**SOURCE DATA**
---
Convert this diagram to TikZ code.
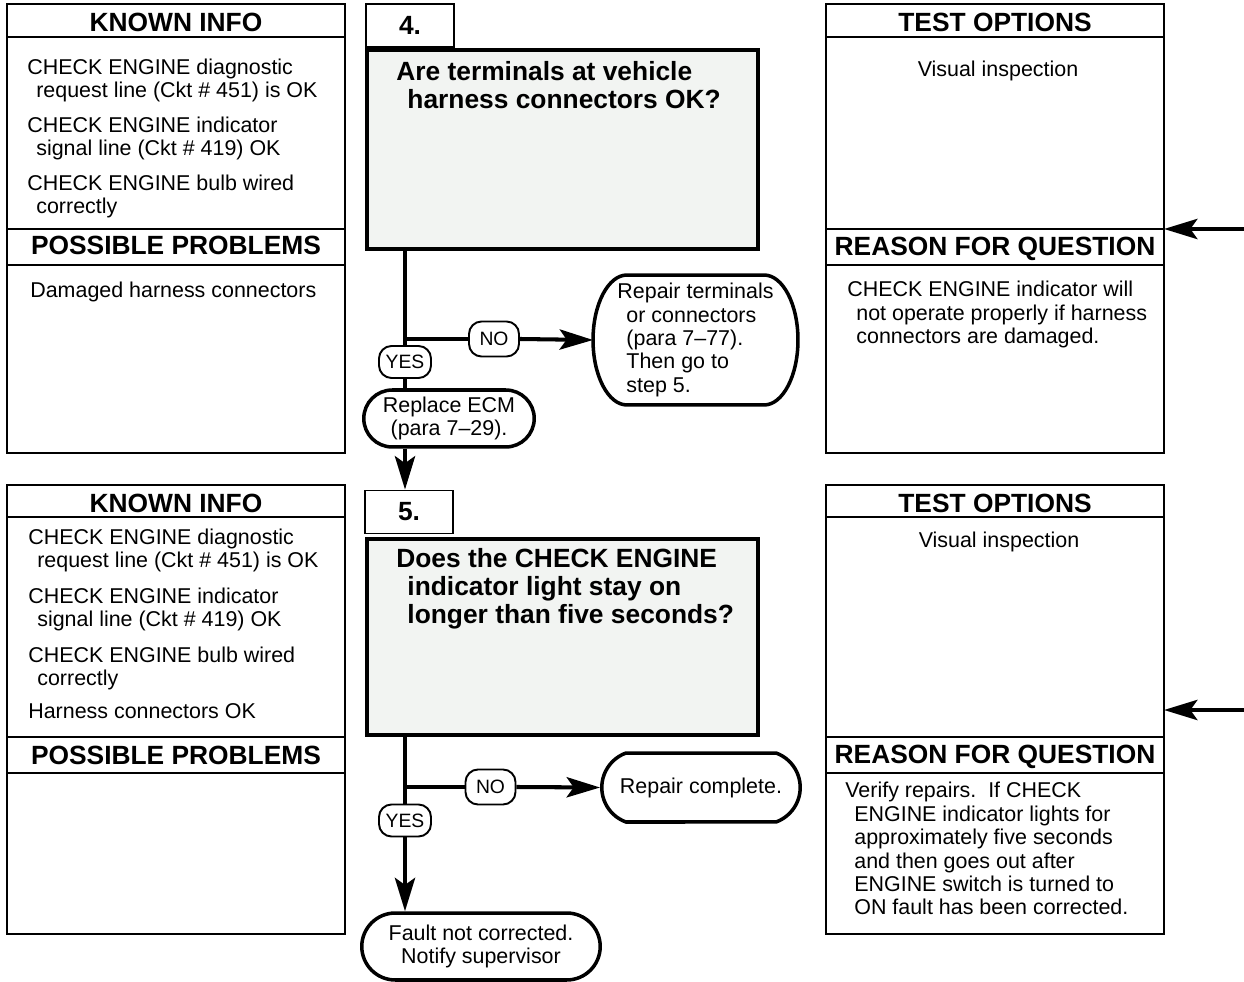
\documentclass[tikz,border=0pt]{standalone}
\usepackage{fontspec}
\setmainfont{Liberation Sans}
\usetikzlibrary{arrows.meta,shapes.misc}
\definecolor{qgray}{HTML}{F2F4F2}
\newcommand{\bdfont}{\fontsize{12.2}{13.3}\selectfont}
\newcommand{\hdfont}{\fontsize{15}{16.1}\selectfont\bfseries}
\newcommand{\ynfont}{\fontsize{11}{12}\selectfont}
\newcommand{\hind}{\hspace*{0.42em}}

\begin{document}
\begin{tikzpicture}[x=0.02cm,y=-0.02cm,
  panel/.style={draw,line width=1.1pt},
  head/.style={font=\hdfont,anchor=base,inner sep=0pt},
  % multi-line texts are placed by the baseline of their last line
  txt/.style={font=\bdfont,anchor=base west,align=left,inner sep=0pt},
  stepnum/.style={draw,line width=1.1pt,font=\hdfont,minimum width=1.76cm,minimum height=0.86cm,inner sep=0pt},
  question/.style={draw,fill=qgray,line width=2.3pt,minimum width=7.82cm},
  qtxt/.style={font=\hdfont,anchor=base west,align=left,inner sep=0pt},
  endoval/.style={draw,fill=white,rounded rectangle,line width=2pt,font=\bdfont,align=center,inner sep=1pt},
  yn/.style={draw,fill=white,rounded corners=0.25cm,line width=1.1pt,font=\ynfont,inner sep=0pt},
  flow/.style={line width=2.3pt},
  flowtip/.style={flow,-{Stealth[length=19pt,width=11.5pt,inset=4pt]}}]
  \useasboundingbox (0,0) rectangle (1244,982);
  % side panels
  \foreach \x in {7,826} {
    \foreach \y/\a/\b/\c in {4/37/229/265,485/517/737/773} {
      \draw[panel] (\x,\y) rectangle ++(338,449);
      \draw[panel] (\x,\a) -- ++(338,0);
      \draw[panel] (\x,\b) -- ++(338,0);
      \draw[panel] (\x,\c) -- ++(338,0);
    }
  }
  \node[head] (hk4) at (176,32) {KNOWN INFO};
  \node[head] (hp4) at (176,255) {POSSIBLE PROBLEMS};
  \node[head] (ht4) at (995,32) {TEST OPTIONS};
  \node[head] (hr4) at (995,256) {REASON FOR QUESTION};
  \node[head] (hk5) at (176,513) {KNOWN INFO};
  \node[head] (hp5) at (176,764) {POSSIBLE PROBLEMS};
  \node[head] (ht5) at (995,513) {TEST OPTIONS};
  \node[head] (hr5) at (995,763) {REASON FOR QUESTION};

  \node[txt] (k4a) at (27,97.4) {CHECK ENGINE diagnostic\\\hind request line (Ckt \# 451) is OK};
  \node[txt] (k4b) at (27,155.4) {CHECK ENGINE indicator\\\hind signal line (Ckt \# 419) OK};
  \node[txt] (k4c) at (27,213.4) {CHECK ENGINE bulb wired\\\hind correctly};
  \node[txt] (p4) at (30,298) {Damaged harness connectors};
  \node[txt,anchor=base] (t4) at (998,77) {Visual inspection};
  \node[txt] (r4) at (847,343.7) {CHECK ENGINE indicator will\\\hind not operate properly if harness\\\hind connectors are damaged.};

  \node[txt] (k5a) at (28,567.4) {CHECK ENGINE diagnostic\\\hind request line (Ckt \# 451) is OK};
  \node[txt] (k5b) at (28,626.4) {CHECK ENGINE indicator\\\hind signal line (Ckt \# 419) OK};
  \node[txt] (k5c) at (28,685.4) {CHECK ENGINE bulb wired\\\hind correctly};
  \node[txt] (k5d) at (28,719) {Harness connectors OK};
  \node[txt,anchor=base] (t5) at (999,548) {Visual inspection};
  \node[txt] (r5) at (845,914.8) {Verify repairs.\ \ If CHECK\\\hind ENGINE indicator lights for\\\hind approximately five seconds\\\hind and then goes out after\\\hind ENGINE switch is turned to\\\hind ON fault has been corrected.};

  \coordinate (rq4) at (1164,229);
  \coordinate (rq5) at (1164,710);
  \coordinate (e4) at (1244,229);
  \coordinate (e5) at (1244,710);
  \draw[flowtip] (e4) -- (rq4);
  \draw[flowtip] (e5) -- (rq5);

  % step 4
  \node[stepnum] (n4) at (410,25.5) {4.};
  \node[question,minimum height=3.98cm] (q4) at (562.5,149.5) {};
  \node[qtxt] (qt4) at (396,108.3) {Are terminals at vehicle\\\hind harness connectors OK?};
  \node[yn,minimum width=1.04cm,minimum height=0.64cm] (y4) at (405,362) {YES};
  \node[yn,minimum width=1.0cm,minimum height=0.7cm] (no4) at (494,339) {NO};
  \node[font=\bdfont,align=left,outer sep=0pt,minimum width=4.1cm,minimum height=2.6cm] (fix4) at (695.5,340)
    {Repair terminals\\\hind or connectors\\\hind (para 7--77).\\\hind Then go to\\\hind step 5.};
  \draw[line width=2pt] ([xshift=0.68cm]fix4.north west) -- ([xshift=-0.68cm]fix4.north east)
    arc[start angle=90,end angle=-90,x radius=0.68cm,y radius=1.3cm]
    -- ([xshift=0.68cm]fix4.south west)
    arc[start angle=270,end angle=90,x radius=0.68cm,y radius=1.3cm] -- cycle;
  \node[endoval,minimum width=3.48cm,minimum height=1.14cm] (ecm) at (449,418.5) {Replace ECM\\(para 7--29).};
  \coordinate (j4) at (406,339);
  \draw[flow] (q4.south -| y4) -- (y4.north);
  \draw[flow] (y4.south) -- (y4 |- ecm.north);
  \draw[flow] (j4) -- (no4.west);
  \draw[flowtip] (no4.east) -- (fix4.west);

  % step 5
  \node[stepnum] (n5) at (409,512) {5.};
  \draw[flowtip] (ecm.south -| y4) -- (n5.north -| y4);
  \node[question,minimum height=3.92cm] (q5) at (562.5,637) {};
  \node[qtxt] (qt5) at (396,623.6) {Does the CHECK ENGINE\\\hind indicator light stay on\\\hind longer than five seconds?};
  \node[yn,minimum width=1.04cm,minimum height=0.64cm] (y5) at (405,820.5) {YES};
  \node[yn,minimum width=1.0cm,minimum height=0.7cm] (no5) at (490.5,787) {NO};
  \node[endoval,rounded rectangle arc length=140,minimum width=4.04cm,minimum height=1.38cm] (done5) at (701,787.5) {Repair complete.};
  \node[endoval,minimum width=4.84cm,minimum height=1.34cm] (fault5) at (481,946.5) {Fault not corrected.\\Notify supervisor};
  \coordinate (j5) at (406,787);
  \draw[flow] (q5.south -| y5) -- (y5.north);
  \draw[flowtip] (y5.south) -- (fault5.north -| y5);
  \draw[flow] (j5) -- (no5.west);
  \draw[flowtip] (no5.east) -- (done5.west);
\end{tikzpicture}
\end{document}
---
**TASK DETAILS**
Reproduce each line exactly, please, except for any pictures.

**ANSWER TO THE TASK**
Convert this diagram to TikZ code.
\documentclass[tikz,border=0pt]{standalone}
\usepackage{fontspec}
\setmainfont{Liberation Sans}
\usetikzlibrary{arrows.meta,shapes.misc}
\definecolor{qgray}{HTML}{F2F4F2}
\newcommand{\bdfont}{\fontsize{12.2}{13.3}\selectfont}
\newcommand{\hdfont}{\fontsize{15}{16.1}\selectfont\bfseries}
\newcommand{\ynfont}{\fontsize{11}{12}\selectfont}
\newcommand{\hind}{\hspace*{0.42em}}

\begin{document}
\begin{tikzpicture}[x=0.02cm,y=-0.02cm,
  panel/.style={draw,line width=1.1pt},
  head/.style={font=\hdfont,anchor=base,inner sep=0pt},
  % multi-line texts are placed by the baseline of their last line
  txt/.style={font=\bdfont,anchor=base west,align=left,inner sep=0pt},
  stepnum/.style={draw,line width=1.1pt,font=\hdfont,minimum width=1.76cm,minimum height=0.86cm,inner sep=0pt},
  question/.style={draw,fill=qgray,line width=2.3pt,minimum width=7.82cm},
  qtxt/.style={font=\hdfont,anchor=base west,align=left,inner sep=0pt},
  endoval/.style={draw,fill=white,rounded rectangle,line width=2pt,font=\bdfont,align=center,inner sep=1pt},
  yn/.style={draw,fill=white,rounded corners=0.25cm,line width=1.1pt,font=\ynfont,inner sep=0pt},
  flow/.style={line width=2.3pt},
  flowtip/.style={flow,-{Stealth[length=19pt,width=11.5pt,inset=4pt]}}]
  \useasboundingbox (0,0) rectangle (1244,982);
  % side panels
  \foreach \x in {7,826} {
    \foreach \y/\a/\b/\c in {4/37/229/265,485/517/737/773} {
      \draw[panel] (\x,\y) rectangle ++(338,449);
      \draw[panel] (\x,\a) -- ++(338,0);
      \draw[panel] (\x,\b) -- ++(338,0);
      \draw[panel] (\x,\c) -- ++(338,0);
    }
  }
  \node[head] (hk4) at (176,32) {KNOWN INFO};
  \node[head] (hp4) at (176,255) {POSSIBLE PROBLEMS};
  \node[head] (ht4) at (995,32) {TEST OPTIONS};
  \node[head] (hr4) at (995,256) {REASON FOR QUESTION};
  \node[head] (hk5) at (176,513) {KNOWN INFO};
  \node[head] (hp5) at (176,764) {POSSIBLE PROBLEMS};
  \node[head] (ht5) at (995,513) {TEST OPTIONS};
  \node[head] (hr5) at (995,763) {REASON FOR QUESTION};

  \node[txt] (k4a) at (27,97.4) {CHECK ENGINE diagnostic\\\hind request line (Ckt \# 451) is OK};
  \node[txt] (k4b) at (27,155.4) {CHECK ENGINE indicator\\\hind signal line (Ckt \# 419) OK};
  \node[txt] (k4c) at (27,213.4) {CHECK ENGINE bulb wired\\\hind correctly};
  \node[txt] (p4) at (30,298) {Damaged harness connectors};
  \node[txt,anchor=base] (t4) at (998,77) {Visual inspection};
  \node[txt] (r4) at (847,343.7) {CHECK ENGINE indicator will\\\hind not operate properly if harness\\\hind connectors are damaged.};

  \node[txt] (k5a) at (28,567.4) {CHECK ENGINE diagnostic\\\hind request line (Ckt \# 451) is OK};
  \node[txt] (k5b) at (28,626.4) {CHECK ENGINE indicator\\\hind signal line (Ckt \# 419) OK};
  \node[txt] (k5c) at (28,685.4) {CHECK ENGINE bulb wired\\\hind correctly};
  \node[txt] (k5d) at (28,719) {Harness connectors OK};
  \node[txt,anchor=base] (t5) at (999,548) {Visual inspection};
  \node[txt] (r5) at (845,914.8) {Verify repairs.\ \ If CHECK\\\hind ENGINE indicator lights for\\\hind approximately five seconds\\\hind and then goes out after\\\hind ENGINE switch is turned to\\\hind ON fault has been corrected.};

  \coordinate (rq4) at (1164,229);
  \coordinate (rq5) at (1164,710);
  \coordinate (e4) at (1244,229);
  \coordinate (e5) at (1244,710);
  \draw[flowtip] (e4) -- (rq4);
  \draw[flowtip] (e5) -- (rq5);

  % step 4
  \node[stepnum] (n4) at (410,25.5) {4.};
  \node[question,minimum height=3.98cm] (q4) at (562.5,149.5) {};
  \node[qtxt] (qt4) at (396,108.3) {Are terminals at vehicle\\\hind harness connectors OK?};
  \node[yn,minimum width=1.04cm,minimum height=0.64cm] (y4) at (405,362) {YES};
  \node[yn,minimum width=1.0cm,minimum height=0.7cm] (no4) at (494,339) {NO};
  \node[font=\bdfont,align=left,outer sep=0pt,minimum width=4.1cm,minimum height=2.6cm] (fix4) at (695.5,340)
    {Repair terminals\\\hind or connectors\\\hind (para 7--77).\\\hind Then go to\\\hind step 5.};
  \draw[line width=2pt] ([xshift=0.68cm]fix4.north west) -- ([xshift=-0.68cm]fix4.north east)
    arc[start angle=90,end angle=-90,x radius=0.68cm,y radius=1.3cm]
    -- ([xshift=0.68cm]fix4.south west)
    arc[start angle=270,end angle=90,x radius=0.68cm,y radius=1.3cm] -- cycle;
  \node[endoval,minimum width=3.48cm,minimum height=1.14cm] (ecm) at (449,418.5) {Replace ECM\\(para 7--29).};
  \coordinate (j4) at (406,339);
  \draw[flow] (q4.south -| y4) -- (y4.north);
  \draw[flow] (y4.south) -- (y4 |- ecm.north);
  \draw[flow] (j4) -- (no4.west);
  \draw[flowtip] (no4.east) -- (fix4.west);

  % step 5
  \node[stepnum] (n5) at (409,512) {5.};
  \draw[flowtip] (ecm.south -| y4) -- (n5.north -| y4);
  \node[question,minimum height=3.92cm] (q5) at (562.5,637) {};
  \node[qtxt] (qt5) at (396,623.6) {Does the CHECK ENGINE\\\hind indicator light stay on\\\hind longer than five seconds?};
  \node[yn,minimum width=1.04cm,minimum height=0.64cm] (y5) at (405,820.5) {YES};
  \node[yn,minimum width=1.0cm,minimum height=0.7cm] (no5) at (490.5,787) {NO};
  \node[endoval,rounded rectangle arc length=140,minimum width=4.04cm,minimum height=1.38cm] (done5) at (701,787.5) {Repair complete.};
  \node[endoval,minimum width=4.84cm,minimum height=1.34cm] (fault5) at (481,946.5) {Fault not corrected.\\Notify supervisor};
  \coordinate (j5) at (406,787);
  \draw[flow] (q5.south -| y5) -- (y5.north);
  \draw[flowtip] (y5.south) -- (fault5.north -| y5);
  \draw[flow] (j5) -- (no5.west);
  \draw[flowtip] (no5.east) -- (done5.west);
\end{tikzpicture}
\end{document}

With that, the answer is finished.